As soon as I reached the desk, Beth flashed me a smile. “Morning, Doctor.”

Behind her, Violet made a show of turning her back toward me, half bent over the tablet in front of her as she filled out what looked like the discharge papers for Bishop.

Her being angry at me wasn’t new, nor was the silent treatment I’d inevitably receive as a result.

All natural consequences I’d be forced to face due to my piss poor mood and taking it out on her.

Apologizing wasn’t exactly my strong suit.

Not as an excuse to remain arrogant in my opinions but more so in how difficult I found it to approach people in general.

Vulnerability was a foreign language I’d neglected to learn as a child, carrying the dysfunction with me well into my adulthood and never bothering to correct it in all that time.

Usually, running into problems was far and few. And if they did happen, I seldom cared.

Dealing with this at work, however… made things unnecessarily difficult.

But in order to properly apologize, one needed to be vulnerable to do so—opening up to the possibility of expressing emotions and deep, personal thoughts that led to the reason behind the quarrel in the first place.

Something I would absolutely, under no circumstances, do.

Least of all with a coworker.

So, at an impasse we stood.

One thing at a time, though.

I shot Beth a nod before reaching over the lip of the desk to lift the phone up onto the higher counter. The light on the second line flashed green, and I pressed it with my thumb the second I had the receiver cradled to my ear. “This is Dr. Montgomery.”

“Silas!” Marlow. “I called and texted you a few times but you didn’t pick up.”

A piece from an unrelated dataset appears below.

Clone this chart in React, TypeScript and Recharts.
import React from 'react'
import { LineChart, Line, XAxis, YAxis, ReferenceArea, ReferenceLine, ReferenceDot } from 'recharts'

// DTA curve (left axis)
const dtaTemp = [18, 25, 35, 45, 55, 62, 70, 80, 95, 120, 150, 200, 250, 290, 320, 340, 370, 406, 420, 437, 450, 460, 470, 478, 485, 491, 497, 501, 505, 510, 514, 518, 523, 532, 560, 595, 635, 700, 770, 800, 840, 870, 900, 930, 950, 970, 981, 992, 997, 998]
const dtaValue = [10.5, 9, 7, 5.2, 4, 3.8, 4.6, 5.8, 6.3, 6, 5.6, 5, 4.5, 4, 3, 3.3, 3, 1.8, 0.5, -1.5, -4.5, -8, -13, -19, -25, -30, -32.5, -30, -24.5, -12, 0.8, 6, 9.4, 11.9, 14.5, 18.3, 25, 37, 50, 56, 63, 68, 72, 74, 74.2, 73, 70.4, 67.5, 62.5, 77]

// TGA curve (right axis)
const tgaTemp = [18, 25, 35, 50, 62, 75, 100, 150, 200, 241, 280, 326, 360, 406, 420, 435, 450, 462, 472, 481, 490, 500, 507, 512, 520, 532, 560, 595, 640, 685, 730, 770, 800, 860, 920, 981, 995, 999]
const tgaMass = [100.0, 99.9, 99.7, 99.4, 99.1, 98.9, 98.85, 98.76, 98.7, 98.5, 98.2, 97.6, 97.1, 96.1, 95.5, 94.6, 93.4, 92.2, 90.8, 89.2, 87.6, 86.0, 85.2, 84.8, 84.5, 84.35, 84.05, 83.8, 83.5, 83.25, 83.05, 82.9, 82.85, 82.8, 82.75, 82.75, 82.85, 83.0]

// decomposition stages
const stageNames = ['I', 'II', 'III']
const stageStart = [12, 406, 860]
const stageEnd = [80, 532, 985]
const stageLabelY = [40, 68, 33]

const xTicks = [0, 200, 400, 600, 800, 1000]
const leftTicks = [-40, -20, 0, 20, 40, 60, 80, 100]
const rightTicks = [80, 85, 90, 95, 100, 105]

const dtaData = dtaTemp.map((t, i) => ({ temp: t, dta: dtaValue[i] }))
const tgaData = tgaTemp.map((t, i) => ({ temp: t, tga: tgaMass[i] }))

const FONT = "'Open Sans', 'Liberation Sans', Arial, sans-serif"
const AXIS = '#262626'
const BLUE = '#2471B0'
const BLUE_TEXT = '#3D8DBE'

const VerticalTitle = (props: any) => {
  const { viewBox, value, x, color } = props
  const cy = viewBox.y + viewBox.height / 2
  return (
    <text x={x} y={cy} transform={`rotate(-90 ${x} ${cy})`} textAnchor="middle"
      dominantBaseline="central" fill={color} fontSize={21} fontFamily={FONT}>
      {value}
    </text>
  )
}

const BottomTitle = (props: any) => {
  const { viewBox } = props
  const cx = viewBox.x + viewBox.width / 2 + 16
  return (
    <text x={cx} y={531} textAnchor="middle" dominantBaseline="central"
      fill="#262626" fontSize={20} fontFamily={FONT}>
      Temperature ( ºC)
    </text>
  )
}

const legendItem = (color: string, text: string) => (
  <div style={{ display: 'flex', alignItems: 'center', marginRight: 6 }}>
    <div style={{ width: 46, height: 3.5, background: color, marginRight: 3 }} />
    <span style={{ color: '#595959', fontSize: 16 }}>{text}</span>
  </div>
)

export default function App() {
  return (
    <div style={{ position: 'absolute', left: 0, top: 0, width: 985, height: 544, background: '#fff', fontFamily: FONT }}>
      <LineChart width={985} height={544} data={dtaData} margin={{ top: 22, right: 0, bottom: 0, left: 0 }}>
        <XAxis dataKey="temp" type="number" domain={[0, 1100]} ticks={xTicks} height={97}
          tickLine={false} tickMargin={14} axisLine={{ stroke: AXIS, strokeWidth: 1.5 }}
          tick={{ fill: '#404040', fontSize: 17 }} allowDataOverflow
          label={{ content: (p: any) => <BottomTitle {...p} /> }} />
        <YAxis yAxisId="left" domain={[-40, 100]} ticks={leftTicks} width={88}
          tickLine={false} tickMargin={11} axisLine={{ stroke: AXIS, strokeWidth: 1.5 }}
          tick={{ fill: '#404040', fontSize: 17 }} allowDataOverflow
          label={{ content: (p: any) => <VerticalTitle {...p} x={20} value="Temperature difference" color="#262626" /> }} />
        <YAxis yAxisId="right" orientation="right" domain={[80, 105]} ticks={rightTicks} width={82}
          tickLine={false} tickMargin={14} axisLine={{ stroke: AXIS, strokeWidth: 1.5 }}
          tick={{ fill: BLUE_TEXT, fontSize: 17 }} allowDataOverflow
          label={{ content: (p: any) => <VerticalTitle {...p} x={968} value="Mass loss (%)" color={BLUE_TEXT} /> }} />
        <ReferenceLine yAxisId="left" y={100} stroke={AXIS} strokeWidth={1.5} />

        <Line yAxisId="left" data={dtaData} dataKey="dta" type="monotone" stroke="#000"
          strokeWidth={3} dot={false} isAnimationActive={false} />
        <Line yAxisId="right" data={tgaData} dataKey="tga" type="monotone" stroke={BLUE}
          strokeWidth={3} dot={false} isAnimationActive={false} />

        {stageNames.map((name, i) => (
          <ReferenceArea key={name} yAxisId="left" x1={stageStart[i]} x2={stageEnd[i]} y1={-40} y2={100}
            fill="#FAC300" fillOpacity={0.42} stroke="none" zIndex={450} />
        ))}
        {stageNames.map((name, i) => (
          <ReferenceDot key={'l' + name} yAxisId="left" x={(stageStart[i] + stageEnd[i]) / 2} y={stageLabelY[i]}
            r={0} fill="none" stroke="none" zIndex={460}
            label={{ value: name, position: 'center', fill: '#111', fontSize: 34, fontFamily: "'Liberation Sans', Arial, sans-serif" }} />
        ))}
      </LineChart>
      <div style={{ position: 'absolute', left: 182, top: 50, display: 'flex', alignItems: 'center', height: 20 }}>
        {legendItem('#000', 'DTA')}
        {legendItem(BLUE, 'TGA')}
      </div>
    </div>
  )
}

“I was in surgery. Something wrong?”

Out of the five people in this world that I genuinely cared about, Marlow was infectiously my favorite.

We’d been friends for so long I hardly remembered a time when we weren’t.

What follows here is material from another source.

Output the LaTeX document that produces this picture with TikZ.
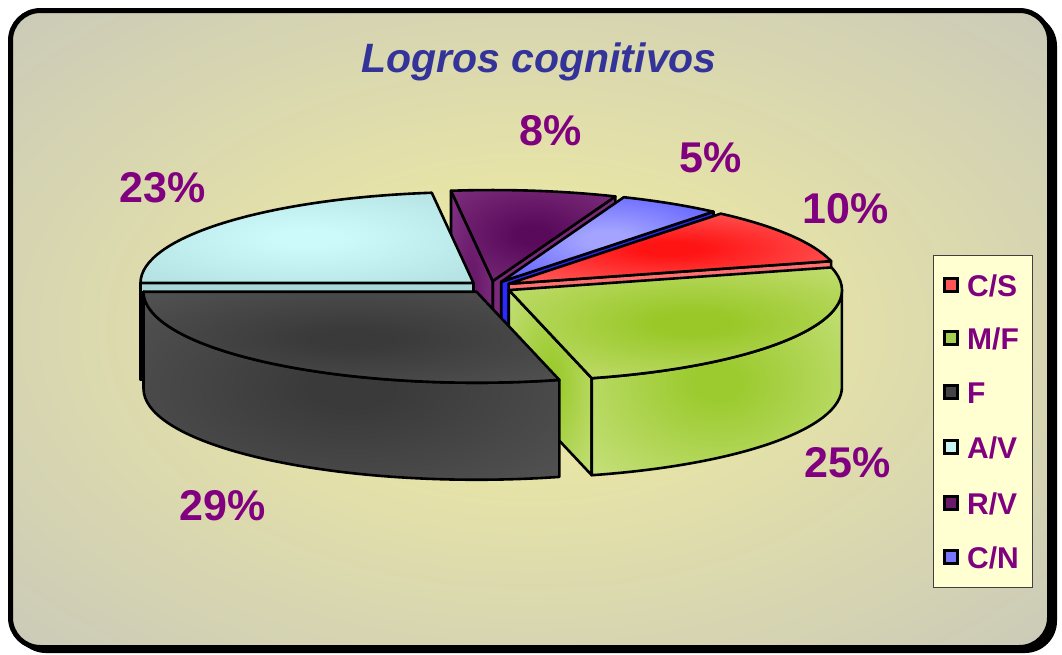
\documentclass[tikz,border=0pt]{standalone}
\usepackage{fontspec}
\setmainfont{Liberation Sans}
\usetikzlibrary{calc}

\definecolor{pct}{HTML}{800080}
\definecolor{ttl}{HTML}{333399}
\definecolor{bgin}{HTML}{E8E5A6}
\definecolor{bgout}{HTML}{C3C3BD}
\definecolor{legfill}{HTML}{FFFFD2}
\colorlet{pieIn}{red}\colorlet{pieOut}{red}
\pgfdeclareradialshading[pieIn,pieOut]{pieshade}{\pgfpoint{0bp}{0bp}}{color(0bp)=(pieIn); color(5bp)=(pieIn); color(50bp)=(pieOut)}
\pgfdeclareradialshading{bgshade}{\pgfpoint{0bp}{0bp}}{color(0bp)=(bgin); color(10bp)=(bgin); color(42bp)=(bgout); color(50bp)=(bgout)}

\def\ra{333}\def\rb{91}\def\hh{97}
\newcommand\pieapex[2]{\coordinate (#1) at ({490+22*cos(#2)},{-287+6.01*sin(#2)});}
\newcommand\setpie[2]{\definecolor{pieIn}{HTML}{#1}\definecolor{pieOut}{HTML}{#2}}
\newcommand\topface[5]{\setpie{#4}{#5}%
  \shadedraw[shading=pieshade, edge] (#1) -- ($(#1)+({\ra*cos(#2)},{\rb*sin(#2)})$) arc[start angle=#2, end angle=#3, x radius=\ra pt, y radius=\rb pt] -- cycle;}
\newcommand\sideface[5]{\setpie{#4}{#5}%
  \shadedraw[shading=pieshade, edge] ($(#1)+({\ra*cos(#2)},{\rb*sin(#2)})$) arc[start angle=#2, end angle=#3, x radius=\ra pt, y radius=\rb pt] -- ++(0,-\hh) arc[start angle=#3, end angle=#2, x radius=\ra pt, y radius=\rb pt] -- cycle;}
\newcommand\cutface[4]{\setpie{#3}{#4}%
  \shadedraw[shading=pieshade, edge] (#1) -- ($(#1)+({\ra*cos(#2)},{\rb*sin(#2)})$) -- ++(0,-\hh) -- ($(#1)+(0,-\hh)$) -- cycle;}

\begin{document}
\begin{tikzpicture}[x=1pt,y=1pt,
  edge/.style={draw=black, line width=2.6pt, line join=round},
  pctlab/.style={text=pct, font=\fontsize{43}{43}\selectfont\bfseries, inner sep=0pt, anchor=base},
  legtext/.style={text=pct, font=\fontsize{30}{30}\selectfont\bfseries, inner sep=0pt, anchor=base west},
  legkey/.style={draw=black, line width=2.6pt, minimum size=13.5pt, inner sep=0pt}]
\useasboundingbox (0,0) rectangle (1062,-654);
% frame
\fill[black, rounded corners=32pt] (14,-14) rectangle (1057,-653);
\shade[shading=bgshade, rounded corners=30pt] (10.5,-10.5) rectangle (1049.5,-647.5);
\draw[black, line width=5pt, rounded corners=30pt] (10.5,-10.5) rectangle (1049.5,-647.5);

% title
\node[font=\fontsize{41}{41}\selectfont\bfseries\itshape, text=ttl, anchor=base, inner sep=0pt] (title) at (539,-72) {Logros cognitivos};

% pie apexes
\pieapex{cs}{32.4}
\pieapex{cn}{59.4}
\pieapex{rv}{82.8}
\pieapex{av}{138.6}
\pieapex{f}{232.2}
\pieapex{mf}{329.4}

% R/V
\cutface{rv}{68.4}{7A2A7A}{7A2A7A}
\cutface{rv}{97.2}{6A1A6A}{8E3E8E}
\topface{rv}{68.4}{97.2}{5A0A5A}{8E408E}
% C/N
\cutface{cn}{50.4}{2A2AFF}{2A2AFF}
\topface{cn}{50.4}{68.4}{A4A4FF}{3434FF}
% C/S
\cutface{cs}{14.4}{FF7070}{FF7070}
\topface{cs}{14.4}{50.4}{FF1414}{FF8C8C}
% A/V
\cutface{av}{180}{A8D8D8}{A8D8D8}
\topface{av}{97.2}{180}{CCFAFA}{A6D4D4}
% M/F
\cutface{mf}{-75.6}{9CCB30}{D8E89C}
\sideface{mf}{-75.6}{0}{9CCB30}{DAEAA0}
\topface{mf}{-75.6}{14.4}{99C828}{DDEBA2}
% F
\sideface{f}{180}{284.4}{3A3A3A}{5E5E5E}
\topface{f}{180}{284.4}{3A3A3A}{5E5E5E}

% percentage labels
\node[pctlab] (p23) at (163,-202) {23\%};
\node[pctlab] (p8) at (551,-145) {8\%};
\node[pctlab] (p5) at (711,-172) {5\%};
\node[pctlab] (p10) at (846,-223) {10\%};
\node[pctlab] (p25) at (848,-477) {25\%};
\node[pctlab] (p29) at (223,-520) {29\%};

% legend
\node[draw=black!75, line width=1.2pt, fill=legfill, minimum width=99pt, minimum height=332pt, inner sep=0pt, anchor=north west] (legend) at (933,-255) {};
\node[legkey, fill={rgb,255:red,255;green,85;blue,85}] (k1) at (951,-285) {};
\node[legkey, fill={rgb,255:red,168;green,208;blue,80}] (k2) at (951,-338) {};
\node[legkey, fill={rgb,255:red,68;green,68;blue,68}] (k3) at (951,-392) {};
\node[legkey, fill={rgb,255:red,200;green,244;blue,244}] (k4) at (951,-447) {};
\node[legkey, fill={rgb,255:red,107;green,26;blue,107}] (k5) at (951,-503) {};
\node[legkey, fill={rgb,255:red,119;green,119;blue,255}] (k6) at (951,-557) {};
\node[legtext] (t1) at (967,-296) {C/S};
\node[legtext] (t2) at (967,-349) {M/F};
\node[legtext] (t3) at (967,-403) {F};
\node[legtext] (t4) at (967,-458) {A/V};
\node[legtext] (t5) at (967,-514) {R/V};
\node[legtext] (t6) at (967,-568) {C/N};
\end{tikzpicture}
\end{document}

Going from small boys, to growing teenagers, and into fully ambitious adults.

A lifetime together spent evolving into the people we were today.

Sometimes, I found it strange to have someone like Marlow attached to me.

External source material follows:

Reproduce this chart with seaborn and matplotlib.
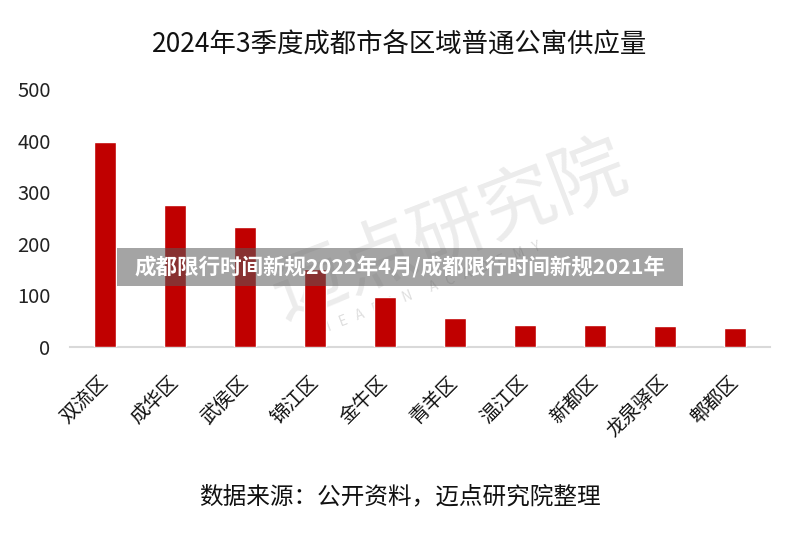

On the rare occasions I did actually look deeper into my own self, I found it odd he’d choose to be friends with someone like me—a total and complete opposite personality from his boisterous and friendly one, exhibiting all of the traits I lacked, and at one point envied, before burying that emotion deep down into the abyss to never been seen or examined again.

I appreciated the dedication to dragging me along to whatever adventure he seemed eager to chase. Even if I made it difficult by digging my heels into the proverbial dirt.

Giving Marlow too much leeway led for a boring life. He needed some kind of adverse attention to make the carrot at the end of the stick far more desirable.

“Nah. Just wanted to invite you to dinner with Blake and me.”

Except when it came to his new relationship.

That I was still salty over.

“Dinner, huh,” I drawled.

“Come on. Even robots have to eat.”

“Technically, they would need an oil change.”

“What the fuck—shut up, you ass. Just come out to dinner with us.”

“Can’t. I’m on rotation still.”

“Okay,” he spoke slowly. “When does it end?”

“Wednesday.”

He swore softly. “You’re going to actually keel over and die from a heart attack.”

“What a perfect place to do so… at a hospital. I’d get such stellar care, don’t you think?”

“What happens if I call in a bomb threat? Does that get you off for a few hours while they investigate?”

I rolled my eyes. Leave it to Marlow to actually think of something that over-the-top as a means to give me an excuse to go to dinner with him and his boyfriend. I still hated that word.

Weren’t we too old for those things?

“He says on an unsecured line.”

There was dead silence on the other end, long enough for me to glance down at the phone dock to check that the green light was still on.

“Okay, so. Avery can get me out. He’s got a lawyer on standby.”

“I believe he has a few. Though, none that I recall are experts in posting bail for potential Homeland Security threats.”